PR Réalisme non, social oui. Je veux éviter le naturalisme, il m’emmerde. C’est la poésie qui m’a toujours intéressé, ce qui se dégage des choses. Mike Leigh fait surjouer ses acteurs et dès le premier plan on sait qu’on n’est pas dans la réalité. Mais ce parti pris n’empêche pas le fond. La manière de raconter décale un peu le propos, on installe une distance. Dans les tics verbaux insupportables du moment, il y a le mot empathie. «Faut être en empathie», ça ne veut rien dire. Je ne fais pas des films ou des bandes dessinées pour que les spectateurs ou les lecteurs s’identifient aux personnages. On raconte une histoire, les gens prennent ou non. Il y a vraiment une dictature de la larme, de l’émotion primaire. Pour Les Petits Ruisseaux, je voulais une musique à la Don Ellis[2] . Les vieux qui vivent à la campagne n’aiment pas forcément le Petit vin blanc, Marcel Amont ou de l’accordéon. Ils écoutaient du jazz ou du yéyé dans les années soixante, comme les autres. Ce film est quand même une ode à la vie, je ne voulais pas d’une musique illustrative, je voulais que ce soit un voyage. Au pré-montage, un des deux producteurs s’est levé en disant : «Daniel, tu es mûr pour un César. Pascal, il faut changer la musique». Après il me dit que je suis trop pudique, et qu’il ne faut pas que j’hésite à sortir les violons, par exemple dans la scène où Prevost regarde le portrait de sa femme. J’ai quand même réussi à imposer mon point de vue, on n’a pas eu les droits pour Don Ellis mais le funk est resté, je voulais que ça dépote !
Pour revenir au réalisme social, à propos de Ni à vendre ni à louer, je ne pouvais pas faire un film flonflon et Barbapapa dans notre société de crise. Le Petit rien tout neuf avec un ventre jaune, que j’avais écrit juste avant, dresse le portrait d’une société en dépression, or on est toujours dans le même état. Sarkozy nous a pondu une société de merde avec régression sociale à fond les gamelles, il est important pour moi que ça passe à l’image. Premier plan, la voiturette roule devant la raffinerie de Donges avec des slogans «personnel en grève». Par rapport à l’écriture initiale, j’ai fait ajouter des panneaux «à vendre» un peu partout. C’est vrai que les derniers plans sont très ancrés dans la réalité… Il y a des baraques à vendre partout sur la côte. Donc oui, le côté social, il faut qu’il soit là. Je suis issu du prolétariat dont on est en train de voir la fin et j’ai toujours envie de faire trace. Et puis, cette beauté dans le paysage industriel… Je veux continuer de travailler sur Donges, cette ville qui est en train de crever. Il y a des images extrêmement fortes qui ne nécessitent aucun commentaire. La moitié des bâtiments de l’école de Donges ont leurs fenêtres et portes murées… Ils les murent au fur et à mesure qu’ils ferment les classes. Une ville construite dans l’après guerre avec des allées rectilignes ; au bout de chaque rue vous avez une citerne de gaz ou d’essence, la raffinerie pas loin. Moi je trouve ça magnifique, j’étais aux anges là dedans, la beauté des usines me parle. J’ai envie de parler de cette réalité-là, mais pas sortir les flonflons. Le réalisme à proprement parler, ou le vérisme, ne m’intéressent pas. Je veux voir émerger la poésie et créer une distance par rapport au réel. Sur le film on a par exemple évité le son direct, en évacuant tout ce qui pollue le propos. Peu importe qu’on entende le bruit du diesel même si c’est une voiture diesel qui roule à l’écran.

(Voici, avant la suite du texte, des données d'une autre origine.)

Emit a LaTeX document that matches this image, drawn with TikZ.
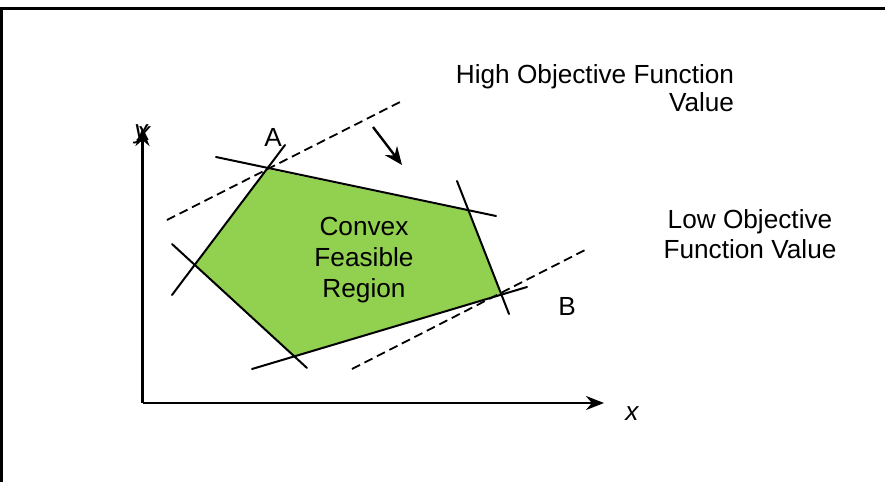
\documentclass[tikz,border=0pt]{standalone}
\usepackage{fontspec}
\setmainfont{Liberation Sans}
\usetikzlibrary{arrows.meta}
\definecolor{feas}{RGB}{146,208,80}
\begin{document}
\begin{tikzpicture}[x=0.5pt,y=-0.5pt,
  txt/.style={font=\fontsize{13.1}{14}\selectfont, inner sep=0pt},
  cline/.style={line width=1pt, line cap=round},
  dline/.style={line width=0.9pt, dash pattern=on 4.5pt off 2.5pt},
  axisline/.style={line width=1.3pt,-{Stealth[length=9pt,width=7pt]}},
  dirarrow/.style={line width=1.2pt,-{Stealth[length=9pt,width=7.5pt]}}]
\useasboundingbox (0,0) rectangle (885,482);
\fill[white] (0,0) rectangle (885,482);
% frame
\coordinate (f0) at (1.5,482);
\coordinate (f1) at (1.5,8.5);
\coordinate (f2) at (885,8.5);
\draw[line width=1.5pt] (f0) -- (f1) -- (f2);
% polygon vertices
\coordinate (pA) at (267,169);
\coordinate (pR) at (468,211);
\coordinate (pB) at (501,294);
\coordinate (pD) at (293,356);
\coordinate (pL) at (194,265);
\fill[feas] (pA) -- (pR) -- (pB) -- (pD) -- (pL) -- cycle;
% constraint lines
\coordinate (c1a) at (216,157); \coordinate (c1b) at (496,216);
\coordinate (c2a) at (285,145); \coordinate (c2b) at (172,295);
\coordinate (c3a) at (172,244); \coordinate (c3b) at (307,368);
\coordinate (c4a) at (252,369); \coordinate (c4b) at (527,287);
\coordinate (c5a) at (457,181); \coordinate (c5b) at (509,314);
\draw[cline] (c1a) -- (c1b);
\draw[cline] (c2a) -- (c2b);
\draw[cline] (c3a) -- (c3b);
\draw[cline] (c4a) -- (c4b);
\draw[cline] (c5a) -- (c5b);
% objective lines
\coordinate (d1a) at (167,220); \coordinate (d1b) at (400,102);
\coordinate (d2a) at (352,369); \coordinate (d2b) at (585,250);
\draw[dline] (d1a) -- (d1b);
\draw[dline] (d2a) -- (d2b);
% direction arrow
\coordinate (ar0) at (373,127); \coordinate (ar1) at (402,165);
\draw[dirarrow] (ar0) -- (ar1);
% axes
\coordinate (o) at (142.5,403);
\coordinate (xe) at (604,403);
\coordinate (ye) at (142.5,128);
\draw[axisline] (o) -- (xe);
\draw[axisline] (o) -- (ye);
% labels
\node[txt, font=\fontsize{13.1}{14}\selectfont\itshape] (ly) at (141,134) {y};
\node[txt, font=\fontsize{13.1}{14}\selectfont\itshape] (lyx) at (144,134) {x};
\node[txt, font=\fontsize{13.1}{14}\selectfont\itshape] (lx) at (632,414) {x};
\node[txt] (lA) at (273,137) {A};
\node[txt] (lB) at (567,306) {B};
\node[txt, align=center, font=\fontsize{13.1}{15.5}\selectfont] (reg) at (364,260) {Convex\\Feasible\\Region};
\node[txt, align=right] (hi) at (595,88) {High Objective Function\\Value};
\node[txt, align=center, font=\fontsize{13.1}{15}\selectfont] (lo) at (750,234) {Low Objective\\Function Value};
\end{tikzpicture}
\end{document}
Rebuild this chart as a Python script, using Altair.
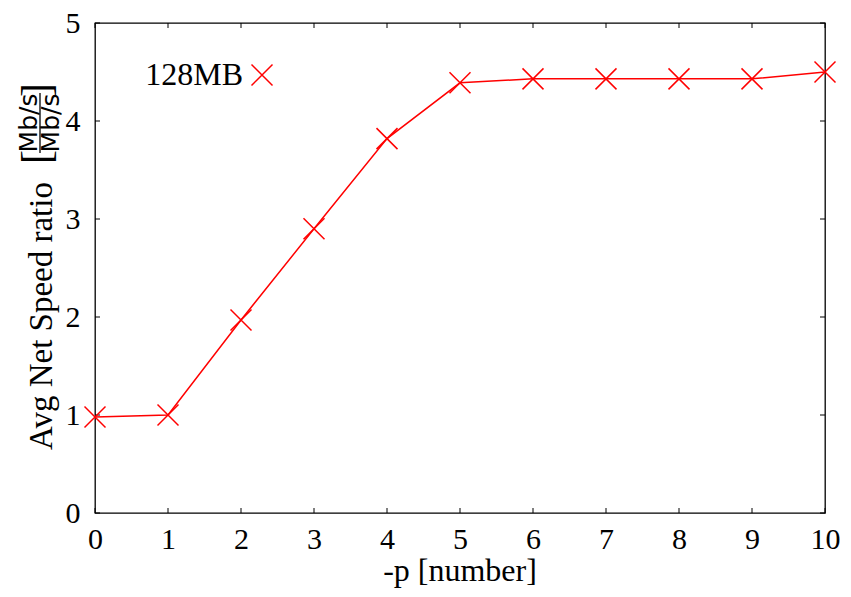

Après Ni à vendre ni à louer, revenez-vous à la bande dessinée ?

PR L’avantage de jongler entre les deux supports, c’est que je cerne ce qui peut coller plutôt à l’un ou à l’autre. Là, j’ai un autre projet de long métrage. Un représentant de traitement de charpentes, par amour pour sa fille, accepte de participer à Intervilles. C’est une comédie dramatique encore ancrée en province. Le problème du cinéma français est qu’il est focalisé sur Paris. Quand on parle du quart monde, de ce qui reste du prolétariat, on est trop souvent dans le mépris ou le misérabilisme, et ce regard-là ne me plaît pas. C’est la question que je m’étais posée quand j’avais fait les Pieds dedans, où je voulais justement parler du quart monde mais n’avais pas envie de faire sortir les mouchoirs. Du coup je suis peut-être allé trop loin parce que j’ai fait une comédie dans la lignée d’Affreux, sales et méchants que certains ne supportent pas parce qu’on traite les gens comme des animaux… Mais quand les gens sont en état de survie ils sont en état de survie. Après, il faut aller au delà des apparences et du verbe. J’aime parler de ces catégories sociales complètement ignorées par les médias, si ce n’est à travers le prisme du misérabilisme.

[Entretien réalisé le 2 avril 2011, dans le cadre des 18èmes Rencontres de la bande dessinée et de l’illustration de Bastia.]

Notes

  1. Chef décorateur des Petits Ruisseaux.
  2. Compositeur de la bande originale de French Connection.